Bomb Rips Through Egyptian Police Building
By KAREEM FAHIM and MAYY EL SHEIKH
CAIRO — A powerful bomb that may have been placed inside a booby-trapped truck ripped through a police headquarters north of the capital early Tuesday, killing at least 13 people in an attack that highlighted the Egyptian government's faltering struggle against a campaign of assassinations and bombings by militants.
The bombing, in the Nile Delta city of Mansoura, appeared to be one of the most brazen attacks since the military ouster of the president, Mohamed Morsi, in July. Television footage showed buildings stripped of their facades, mounds of rubble and the police headquarters crippled, with a jagged scar running across its five stories.
At least eight of the victims were police officers and three bodies remained unidentified, according to the Interior Ministry. The director of security for the city of Mansoura was among the wounded.
The attack, the second on the headquarters since July, renewed doubts about the government's ability to provide security just weeks before millions of Egyptians are expected to vote in a referendum on a draft constitution. And it seemed certain to strengthen a government crackdown that has been focused primarily on Mr. Morsi's Islamist movement, the Muslim Brotherhood, but has also lately swept up non-Islamist activists who have been critical of the government's policies.
At funerals in Mansoura for the bombing victims, hundreds of people awaiting the bodies held posters of Egypt's de facto leader, Gen. Abdul-Fattah el-Sisi, the powerful military chief, while chanting angry slogans against the Islamists.
"The people want the execution of the Brotherhood!," one chant went.
There were no immediate claim of responsibility. Officials gave conflicting accounts about the source of the explosion. An unidentified security official was quoted by the website of Al-Ahram, the flagship state newspaper, as saying that the source was a booby-trapped truck parked near the headquarters, on a side street where only police cars were permitted to park. But the head of the explosives department at the Ministry of Interior said officials were still removing rubble to determine the source.
A government spokesman initially blamed followers of the Brotherhood, calling it a terrorist group. In a statement, the Brotherhood press office in London condemned the bombing, calling it a "direct attack on the unity of the Egyptian people."
The attacks started after the military takeover in July, targeting soldiers and police officers, mainly in the relatively lawless Sinai Peninsula. The bombing on Tuesday appeared to be the deadliest to take place outside of the Sinai, raising fears of a broadening insurgency.
A previously obscure militant group called Ansar Beit al-Maqdis, which is not affiliated with the Brotherhood, has claimed responsibility for several of the most spectacular recent attacks on security personnel, including the attempted assassination of the interior minister, Mohamed Ibrahim, in September and the killing last month of a senior security official who was responsible for investigating Muslim extremists.

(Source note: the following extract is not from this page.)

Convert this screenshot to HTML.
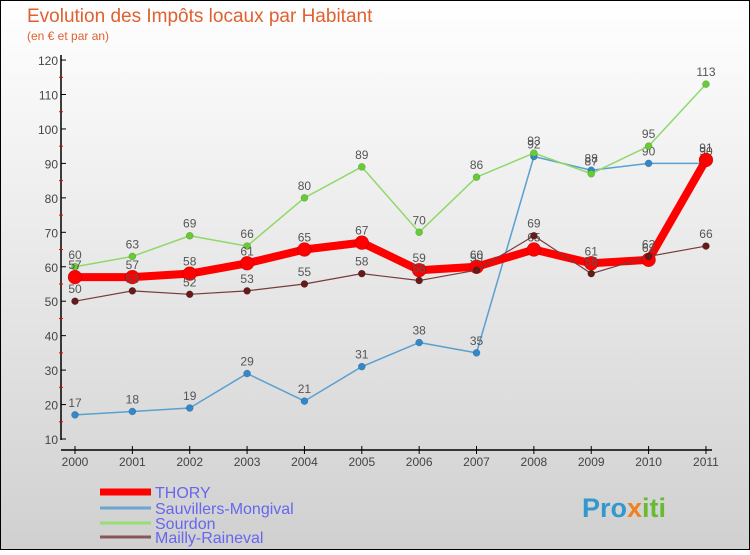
<!DOCTYPE html>
<html><head><meta charset="utf-8"><style>
body{margin:0;width:750px;height:550px;overflow:hidden;font-family:"Liberation Sans",sans-serif}
</style></head><body>
<svg id="c" width="750" height="550" xmlns="http://www.w3.org/2000/svg">
<defs><linearGradient id="bg" x1="0" y1="0" x2="0" y2="1"><stop offset="0" stop-color="#ffffff"/><stop offset="1" stop-color="#d0d0d0"/></linearGradient></defs>
<rect x="0.5" y="0.5" width="749" height="549" fill="url(#bg)" stroke="#000"/>
<text x="27" y="22" font-size="19" fill="#e06030">Evolution des Impôts locaux par Habitant</text>
<text x="27" y="40" font-size="12" fill="#e06030">(en € et par an)</text>
<g id="axes"></g><g id="series"></g><g id="legend"></g>
<text x="582" y="517" font-size="27" font-weight="bold"><tspan fill="#3399cc">Pro</tspan><tspan fill="#f08020">x</tspan><tspan fill="#66bb33">iti</tspan></text>
</svg>
<script>
const years=["2000","2001","2002","2003","2004","2005","2006","2007","2008","2009","2010","2011"];
const yTicks=[10,20,30,40,50,60,70,80,90,100,110,120];
const thory=[57,57,58,61,65,67,59,60,65,61,62,91];
const sauvillers=[17,18,19,29,21,31,38,35,92,88,90,90];
const sourdon=[60,63,69,66,80,89,70,86,93,87,95,113];
const mailly=[50,53,52,53,55,58,56,59,69,58,63,66];
const NS="http://www.w3.org/2000/svg";
const X=i=>75+i*57.36, Y=v=>439-(v-10)*3.445;
function mk(tag,at,p){const e=document.createElementNS(NS,tag);for(const k in at)e.setAttribute(k,at[k]);p.appendChild(e);return e;}
const ax=document.getElementById('axes');
let l=mk('line',{x1:61,y1:55,x2:61,y2:440,stroke:'#000','stroke-width':1.5},ax);


l=mk('line',{x1:61,y1:450,x2:712,y2:450,stroke:'#000','stroke-width':1.5},ax);


yTicks.forEach(v=>{mk('line',{x1:61,y1:Y(v),x2:66,y2:Y(v),stroke:'#000'},ax);
 if(v<120)mk('line',{x1:59,y1:Y(v+5),x2:63,y2:Y(v+5),stroke:'#e00'},ax);
 const t=mk('text',{x:58,y:Y(v)+5,'text-anchor':'end','font-size':12,fill:'#444'},ax);t.textContent=v;
 
 });
years.forEach((y,i)=>{mk('line',{x1:X(i),y1:446,x2:X(i),y2:454,stroke:'#000'},ax);
 const t=mk('text',{x:X(i),y:466,'text-anchor':'middle','font-size':12,fill:'#444'},ax);t.textContent=y;
 
 });
const sg=document.getElementById('series');
function draw(data,color,dot,w,r,name){
 const g=mk('g',{},sg);
 
 
 mk('polyline',{points:data.map((v,i)=>X(i)+','+Y(v)).join(' '),fill:'none',stroke:color,'stroke-width':w,'stroke-linejoin':'round'},g);
 data.forEach((v,i)=>{const c=mk('circle',{cx:X(i),cy:Y(v),r:r,fill:dot,stroke:'rgba(0,0,0,0.3)','stroke-width':0.5},g);
  
  
  const t=mk('text',{x:X(i),y:Y(v)-8,'text-anchor':'middle','font-size':12,fill:'#555'},g);t.textContent=v;
  
  });
}
draw(sauvillers,'#5aa0d0','#3388cc',1.5,3.5,'sauvillers');
draw(sourdon,'#8fd86a','#66cc33',1.5,3.5,'sourdon');
draw(thory,'#ff0000','#ff0000',8,7,'thory');
draw(mailly,'#7a3a3a','#661a1a',1.2,3.5,'mailly');
const lg=document.getElementById('legend');
[['THORY','#ff0000',7,492],['Sauvillers-Mongival','#6aa6d0',3,508],['Sourdon','#99dd77',3,523],['Mailly-Raineval','#8a5555',3,537]].forEach(d=>{
 const g=mk('g',{},lg);
 
 
 mk('line',{x1:100,y1:d[3],x2:151,y2:d[3],stroke:d[1],'stroke-width':d[2]},g);
 const t=mk('text',{x:155,y:d[3]+6,'font-size':16,fill:'#6666ee'},g);t.textContent=d[0];});
</script>
</body></html>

In a statement released on Sunday, the group urged Egyptians to stop serving in the army or police. Those who did not, the statement said, "have themselves to blame."
Militants stepped up their attacks on the security services in August, after soldiers and police officers killed hundreds of Islamist protesters during the clearing of two Cairo sit-ins. Since then, 163 police officers have been reported killed in drive-by shootings bombings and other attacks.
In a news conference on Tuesday afternoon, the interim prime minister, Hazem el-Beblawi, cast the attack as one in a long series of "operations" against the state that included the assassinations of police officers, but also street protests.
"We will show no leniency to anybody," he said.